I’m certain Patty Post, the director of both the men’s and women’s golf programs at Delaware, is loving seeing Gooneratne, her prize recruit, getting all these competitive reps in national tournaments this summer.
Archmere Academy junior Hannah Webb, winner of the Delaware Interscholastic Athletic Association individual crown at the St. Anne’s Golf Links in Middletown, Del. in the spring, was a shot behind Gooneratne with a 159 total after adding a 79 in Tuesday’s second round to her opening-round 80. Webb is a Woolwich, N.J. resident.
Cardinal O’Hara sophomore Alaina Carson struggled with an 84 in Tuesday’s second round after opening with a 6-over 77 for a 161 total.
Carson, who finished in a tie for third place in the PIAA Class AAA Championship as a freshman last fall, had earned her place in the U.S. Girls’ Junior with an impressive victory in last month’s Pennsylvania Junior Girls’ Championship at Lebanon Country Club.

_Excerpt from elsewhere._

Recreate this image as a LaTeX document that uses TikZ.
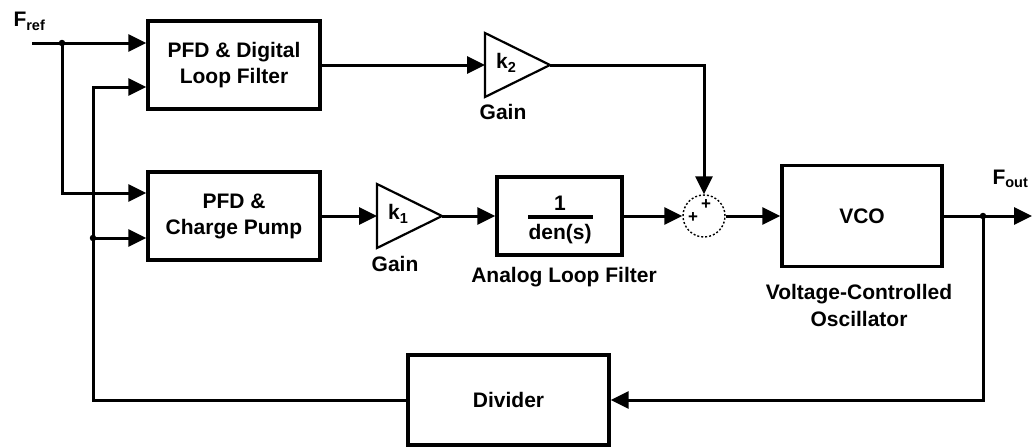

For all of the local girls, Roberts, Gooneratne, Webb and Carson, there are only positives from competing in a USGA championship. They all will be better players for the experience in ways they might not yet totally understand.
It might not show up in their golf swings necessarily, but moreso in their mental approach to the game. And there’s nothing quite like teeing it up in a USGA championship. It is an atmosphere you can’t wait to experience again.